If $\nabla f(x_{0})$ is non-zero, and if $v$ makes angle $\theta$ with the gradient, the directional derivative reduces to $\|\nabla f(x_{0})\| \cos\theta$. In particular, traveling along the gradient field ($\theta = 0$) causes $f$ to increase "as rapidly as possible", and traveling orthogonal to the gradient $(\theta = \pi/2$) keeps $f$ constant to first order.

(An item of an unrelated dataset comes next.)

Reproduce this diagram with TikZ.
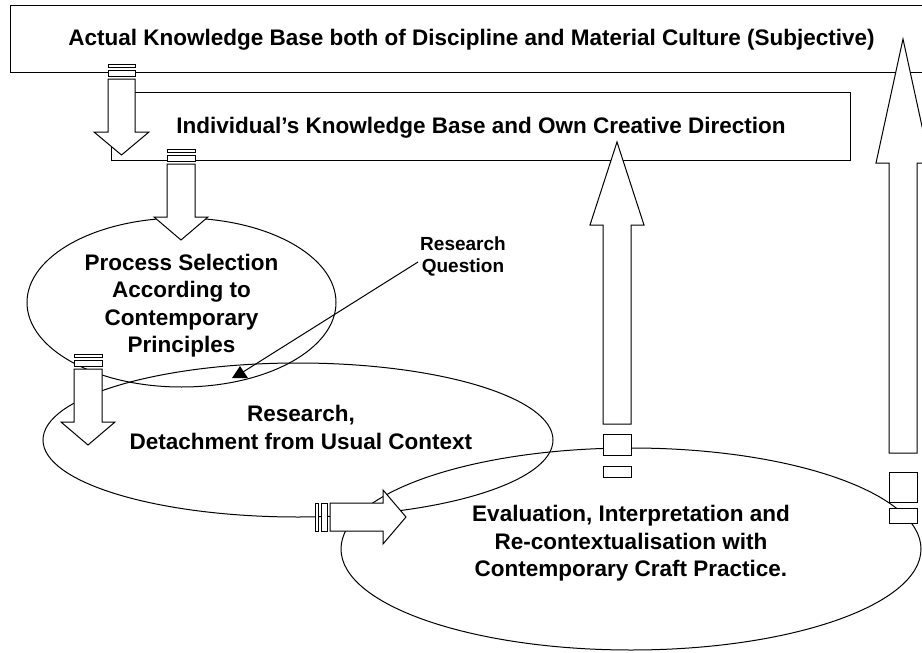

Geometrically, the gradient field is orthogonal to the level sets of $f$.

Now, suppose the variables are subject to a smooth constraint of the form $g(x) = c$, and we want to find local extrema of $f$. A necessary condition is that $\nabla f$ be orthogonal to the constraint, namely, that $\nabla f$ be parallel to $\nabla g$, or that $\nabla f = \lambda \nabla g$ for some scalar $\lambda$. Indeed, if this is not the case, then the projection of $\nabla f$ onto the tangent space of the constraint set gives a direction in which $f$ increases.

The diagram shows a linear function $f(x, y) = ax + by$ subject to a constraint $x^{2} + y^{2} = c$. Here $\nabla f = (a, b)$ is constant, $\nabla g = (2x, 2y)$, and the constrained extrema of $f$ occur at the points where $(a, b)$ is perpendicular to the circle.